Sitting around the campfire always brings great memories of s’mores and songs, could breathing in smoke from fires really be detrimental? In brief, yes! The physiological effects of interactions with smoke are profound, especially when inhaled. Many of the chemicals in the polluted vapor are carcinogens, exposure to which increases the likelihood of cancer, especially within the lungs. Over just short-term exposure, coughing and runny nose will occur to expel pollutants along with irritation to the eyes, throat and sinuses, causing discomfort. The respiratory impacts are vast, with difficulty breathing such as wheezing and shortness of breath, development of bronchitis, exacerbating asthma and worsened lung disease.
With prolonged exposure it is common to experience chest pain, headache, asthma attacks, fatigue and rapid heart rate.
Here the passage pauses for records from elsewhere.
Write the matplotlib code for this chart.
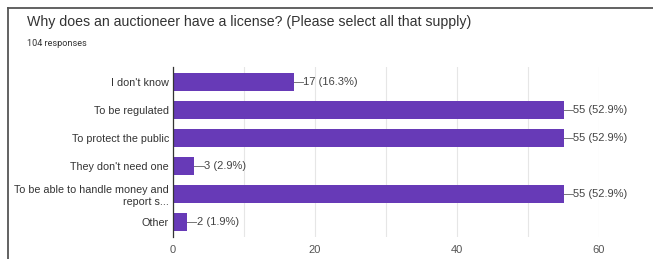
import matplotlib
matplotlib.use("Agg")
import matplotlib.pyplot as plt
from matplotlib.lines import Line2D

categories = ["I don't know", "To be regulated", "To protect the public",
              "They don't need one", "To be able to handle money and\nreport s...", "Other"]
counts = [17, 55, 55, 3, 55, 2]
percents = ["16.3%", "52.9%", "52.9%", "2.9%", "52.9%", "1.9%"]
xticks = [0, 20, 40, 60]

plt.rcParams['font.family'] = ['Liberation Sans', 'DejaVu Sans']
W, H = 653, 259
fig = plt.figure(figsize=(W/100, H/100), dpi=100)
fig.patch.set_facecolor('white')

# frame lines
fig.add_artist(Line2D([8/W, 8/W], [0, 1-8/H], color='#555555', lw=1.3, transform=fig.transFigure))
fig.add_artist(Line2D([8/W, 1], [1-8/H, 1-8/H], color='#555555', lw=1.3, transform=fig.transFigure))

fig.text(27/W, 1-22/H, "Why does an auctioneer have a license? (Please select all that supply)",
         fontsize=10.2, color='#333333', va='center', ha='left')
fig.text(27/W, 1-44/H, "104 responses", fontsize=6.6, color='#333333', va='center', ha='left',
         family=['Roboto', 'DejaVu Sans'])

left, right = 173, 599
top, bottom = 67, 237
ax = fig.add_axes([left/W, 1-bottom/H, (right-left)/W, (bottom-top)/H])
y = list(range(len(categories)))
ax.barh(y, counts, height=0.62, color='#673ab7', zorder=3)
ax.set_ylim(len(categories)-0.5+0.03, -0.5-0.03)
ax.set_xlim(0, 60)
ax.set_yticks(y)
ax.set_yticklabels(categories, fontsize=7.75, color='#333333')
ax.set_xticks(xticks)
ax.set_xticklabels([str(t) for t in xticks], fontsize=8, color='#555555')
ax.set_xticks(range(0, 61, 10), minor=True)
ax.grid(axis='x', which='both', color='#e6e6e6', lw=0.8, zorder=0)
ax.tick_params(axis='both', which='both', length=0)
ax.tick_params(axis='y', pad=3)
ax.tick_params(axis='x', pad=6)
for s in ['top', 'right', 'bottom']:
    ax.spines[s].set_visible(False)
ax.spines['left'].set_color('#333333')
ax.spines['left'].set_linewidth(0.9)
ax.spines['left'].set_zorder(4)

for yi, c, p in zip(y, counts, percents):
    ax.plot([c, c + 1.3], [yi, yi], color='#777777', lw=0.7, zorder=4)
    ax.text(c + 1.35, yi, f"{c} ({p})", fontsize=8, color='#444444', va='center', ha='left')

fig.savefig("out.png", dpi=100, facecolor='white')
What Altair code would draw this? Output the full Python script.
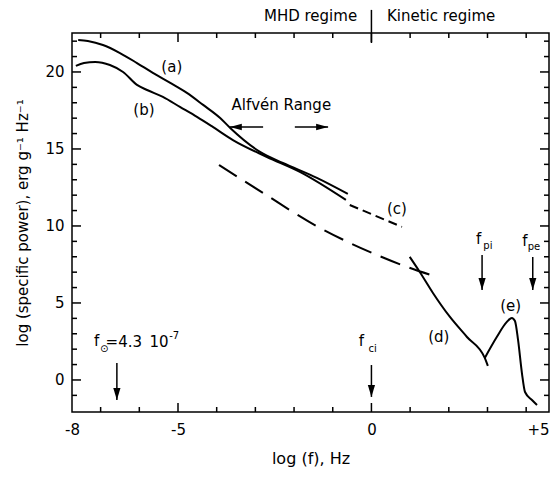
import altair as alt
import pandas as pd

FONT = "DejaVu Sans"

# ---------------- data ----------------
# curve (a)
a_x = [-7.58, -7.33, -6.94, -6.50, -6.06, -5.65, -5.20, -4.77, -4.35, -3.91, -3.65, -2.88, -2.29, -1.41, -0.61]
a_y = [22.08, 22.01, 21.75, 21.23, 20.58, 19.94, 19.29, 18.64, 17.86, 17.01, 16.36, 14.81, 14.09, 13.12, 12.08]
# curve (b)
b_x = [-7.64, -7.43, -7.14, -6.76, -6.42, -6.06, -5.80, -5.39, -4.95, -4.51, -4.10, -3.58, -2.70, -1.85, -0.66]
b_y = [20.39, 20.58, 20.65, 20.45, 20.00, 19.16, 18.83, 18.38, 17.73, 17.08, 16.43, 15.58, 14.48, 13.51, 11.69]
# (c) short-dashed extension
c_x = [-0.56, 0.79]
c_y = [11.36, 9.94]
# long-dashed line
l_x = [-3.94, -2.80, -1.38, -0.61, 0.14, 0.92, 1.69]
l_y = [13.96, 12.14, 9.94, 8.96, 8.12, 7.34, 6.69]
# (d)
d_x = [0.99, 1.25, 1.59, 2.03, 2.47, 2.93, 3.01]
d_y = [7.99, 7.01, 5.65, 4.09, 2.79, 1.43, 0.91]
# (e)
e_x = [2.93, 3.24, 3.50, 3.63, 3.71, 3.79, 3.89, 3.97, 4.15, 4.28]
e_y = [1.43, 2.79, 3.77, 4.03, 3.83, 2.60, 0.45, -0.78, -1.30, -1.62]

# vertical arrows (f_sun, f_ci, f_pi, f_pe)
varrow_x = [-6.58, 0.0, 2.86, 4.17]
varrow_top = [1.10, 0.97, 8.12, 7.99]
varrow_tip = [-1.30, -1.10, 5.84, 5.84]
# horizontal "Alfven range" arrows
harrow_y = [16.43, 16.43]
harrow_start = [-2.80, -1.98]
harrow_tip = [-3.66, -1.12]

# annotations
ann_text = ["(a)", "(b)", "(c)", "(d)", "(e)", "Alfvén Range",
            "f", "pi", "f", "pe", "f", "ci", "f", "⊙", "=4.3", "10", "-7"]
ann_x = [-5.16, -5.88, 0.66, 1.74, 3.60, -2.33,
         2.77, 3.01, 3.97, 4.20, -0.26, 0.03, -7.10, -6.91, -6.40, -5.49, -5.10]
ann_y = [20.29, 17.53, 11.10, 2.79, 4.81, 17.86,
         9.16, 8.70, 9.03, 8.64, 2.53, 2.01, 2.53, 2.01, 2.47, 2.47, 2.86]
ann_size = [15, 15, 15, 15, 15, 15, 15, 10, 15, 10, 15, 10, 15, 10, 15, 15, 10]

regime_text = ["MHD regime", "Kinetic regime"]
regime_x = [-0.37, 0.40]
regime_y = [23.62, 23.62]
divider_x = [0.0]
divider_y = [24.03]
divider_y2 = [21.88]

# axes
X_DOMAIN = [-7.74, 4.59]
Y_DOMAIN = [-2.08, 22.53]
x_major_values = [-7.74, -5, 0, 4.59]
x_major_labels = ["-8", "-5", "0", "+5"]
x_minor_values = [-7, -6, -4, -3, -2, -1, 1, 2, 3, 4]
y_major_values = [0, 5, 10, 15, 20]
y_minor_values = [-1, 1, 2, 3, 4, 6, 7, 8, 9, 11, 12, 13, 14, 16, 17, 18, 19, 21, 22]

W, H = 477, 379
MAJ, MIN = 9, 5

# ---------------- build tables ----------------
rows = []
for name, xs_, ys_, style in [("a", a_x, a_y, "solid"), ("b", b_x, b_y, "solid"),
                              ("d", d_x, d_y, "solid"), ("e", e_x, e_y, "solid"),
                              ("c", c_x, c_y, "short"), ("l", l_x, l_y, "long")]:
    for i, (xv, yv) in enumerate(zip(xs_, ys_)):
        rows.append({"series": name, "x": xv, "y": yv, "order": i, "style": style})
curves = pd.DataFrame(rows)

xs = alt.Scale(domain=X_DOMAIN, nice=False, zero=False)
ys = alt.Scale(domain=Y_DOMAIN, nice=False, zero=False)

# label expression from the tick label arrays
expr = "'" + x_major_labels[-1] + "'"
for v, lab, nxt in reversed(list(zip(x_major_values[:-1], x_major_labels[:-1], x_major_values[1:]))):
    expr = f"datum.value < {(v + nxt) / 2} ? '{lab}' : ({expr})"

common = dict(domain=False, grid=False, tickOpacity=0,
              labelFont=FONT, labelFontSize=15, labelColor="black",
              titleFont=FONT, titleFontWeight="normal", titleColor="black")

# one axis definition, shared by every layer so they merge cleanly
X_AXIS = alt.Axis(orient="bottom", values=x_major_values, labelExpr=expr, tickSize=9, labelPadding=1,
                  labelFlush=False, labelOverlap=False,
                  labelAlign=alt.condition(f"datum.value > {x_major_values[-2]}", alt.value("right"),
                                           alt.value("center")),
                  title="log (f), Hz", titleFontSize=16, titlePadding=13, **common)
Y_AXIS = alt.Axis(orient="left", values=y_major_values, tickSize=8, labelPadding=0,
                  title="log (specific power), erg g⁻¹ Hz⁻¹", titleFontSize=15, titlePadding=14, **common)

X = lambda f="x": alt.X(f"{f}:Q", scale=xs, axis=X_AXIS)
Y = lambda f="y": alt.Y(f"{f}:Q", scale=ys, axis=Y_AXIS)


# inward tick marks on all four sides, drawn from the tick value arrays
def xticks(values, length):
    df = pd.DataFrame({"v": values})
    bottom = alt.Chart(df).mark_rule(color="black", strokeWidth=1.5).encode(
        x=X("v"), y=alt.value(H), y2=alt.value(H - length))
    top = alt.Chart(df).mark_rule(color="black", strokeWidth=1.5).encode(
        x=X("v"), y=alt.value(0), y2=alt.value(length))
    return [bottom, top]


def yticks(values, length):
    df = pd.DataFrame({"v": values})
    left = alt.Chart(df).mark_rule(color="black", strokeWidth=1.5).encode(
        y=Y("v"), x=alt.value(0), x2=alt.value(length))
    right = alt.Chart(df).mark_rule(color="black", strokeWidth=1.5).encode(
        y=Y("v"), x=alt.value(W), x2=alt.value(W - length))
    return [left, right]


tick_layers = (xticks(x_major_values[1:-1], MAJ) + xticks(x_minor_values, MIN)
               + yticks(y_major_values, MAJ) + yticks(y_minor_values, MIN))

base = alt.Chart(curves)
solid = base.transform_filter("datum.style == 'solid'").mark_line(
    color="black", strokeWidth=2, interpolate="monotone").encode(
    x=X(), y=Y(), detail="series:N", order="order:Q")
short = base.transform_filter("datum.style == 'short'").mark_line(
    color="black", strokeWidth=2, strokeDash=[9, 5]).encode(
    x=X(), y=Y(), detail="series:N", order="order:Q")
long_ = base.transform_filter("datum.style == 'long'").mark_line(
    color="black", strokeWidth=2, strokeDash=[21, 10], interpolate="monotone").encode(
    x=X(), y=Y(), detail="series:N", order="order:Q")

DOWN = "M -0.9 -3 L 0.9 -3 L 0 0 Z"
LEFT = "M 3 -0.8 L 3 0.8 L 0 0 Z"
RIGHT = "M -3 -0.8 L -3 0.8 L 0 0 Z"

vdf = pd.DataFrame({"x": varrow_x, "top": varrow_top, "tip": varrow_tip})
vrules = alt.Chart(vdf).mark_rule(color="black", strokeWidth=1.5).encode(
    x=X(), y=Y("top"), y2="tip:Q")
vheads = alt.Chart(vdf.assign(shape=DOWN)).mark_point(
    filled=True, color="black", opacity=1, size=64).encode(
    x=X(), y=Y("tip"), shape=alt.Shape("shape:N", scale=None, legend=None))

hdf = pd.DataFrame({"y": harrow_y, "start": harrow_start, "tip": harrow_tip,
                    "shape": [LEFT, RIGHT]})
hrules = alt.Chart(hdf).mark_rule(color="black", strokeWidth=1.5).encode(
    x=X("start"), x2="tip:Q", y=Y())
hheads = alt.Chart(hdf).mark_point(filled=True, color="black", opacity=1, size=64).encode(
    x=X("tip"), y=Y(), shape=alt.Shape("shape:N", scale=None, legend=None))

adf = pd.DataFrame({"text": ann_text, "x": ann_x, "y": ann_y, "size": ann_size})
texts = alt.Chart(adf).mark_text(font=FONT, color="black", baseline="middle").encode(
    x=X(), y=Y(), text="text:N", size=alt.Size("size:Q", scale=None, legend=None))

rdf = pd.DataFrame({"text": regime_text, "x": regime_x, "y": regime_y})
mhd = alt.Chart(rdf.iloc[[0]]).mark_text(font=FONT, fontSize=15, color="black", align="right",
                                          baseline="middle").encode(x=X(), y=Y(), text="text:N")
kin = alt.Chart(rdf.iloc[[1]]).mark_text(font=FONT, fontSize=15, color="black", align="left",
                                          baseline="middle").encode(x=X(), y=Y(), text="text:N")
ddf = pd.DataFrame({"x": divider_x, "y": divider_y, "y2": divider_y2})
divider = alt.Chart(ddf).mark_rule(color="black", strokeWidth=1.5).encode(
    x=X(), y=Y(), y2="y2:Q")

chart = alt.layer(
    *tick_layers, solid, short, long_, vrules, vheads, hrules, hheads, texts, mhd, kin, divider
).properties(
    width=W, height=H,
    autosize=alt.AutoSizeParams(type="none"),
    padding={"left": 64, "top": 25, "right": 1, "bottom": 57},
).configure_view(stroke="black", strokeWidth=1.5)

chart.save("out.html", embed_options={"renderer": "svg", "actions": False})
Those who are at greatest risk are the elderly, children, pregnant women and those with chronic heart or respiratory issues. This population is extremely susceptible and will respond with more adverse symptoms upon interaction with smoke. However, across the board, exposure to PM 2.5 and gaseous components of smoke will lead to transient reduction in pulmonary function.
How to Stay Healthy
Although breathing in smoke is a great risk there are tremendous resources to reduce exposure to this danger. Such as, wearing masks and investing in an air purifying unit. The best option is to remain indoors (with windows and doors shut) while running an air purifier system. Avoiding participation in strenuous physical activity is beneficial.
Unfortunately, while smoky skies are prevalent, this is no time for cardiovascular exercise. An increase of breathing and heart rate will increase inhalation of smoke, along with its negative side-effects. When traveling outdoors wearing a mask will help prevent fine particles from entering your airways. So, get some extra use out of the N95 mask you have laying around, from back in the pandemic days!
With the twofold threat of fine particles and gaseous contaminants, air purifying systems with multiple cleaning stages are best. HEPA filters would capture particles, while carbon filters would adsorb the acrid odors and gases. If you don’t know where to begin looking for your ideal air purifier, we have a few recommendations for you listed below:
- A wonderful unit for industrial smoke purification is the Amaircare 4000 VOC with HEPA and Carbon Canister Air Wash Filtration System. This heavy duty system covers 18,000 ft3 and targets particulate matter along with gases such as VOCs and odors. It uses a 16” HEPA filter and a second filter with 7 lbs of carbon.
- Another powerful unit, great for the home or office is the Austin Air HealthMate Plus HEPA Air Purifier. With a 4 stage air filtration system, covering 1500 sq feet, it efficiently filters gas. And is perfect for the average household within a smoke affected region.
- The Airpura UV614 is a safe option for those with compromised immune systems. It has a UV germicidal lamp that sterilizes antigens, pathogens and mold spores! Along with, HEPA filters that trap particles as small as 0.1 microns and 18 lbs of carbon. Effective up to 2000 sq ft, this is a great unit for those who are extremely susceptible to the negative side effects of breathing smoke.
The smoke that is produced with wildfires in these dry summer months is alarming. Not only has it hindered summer vacation plans but the quality of the lives of people in affected regions. Wildfire smoke, with its fine particles and harmful gases, poses a health threat. The respiratory function of all who breathe smoke, even in short exposures, will experience irritation and decreased performance. Remember to protect your airways by wearing masks outside and keep your lungs healthy with quality air purification systems indoors.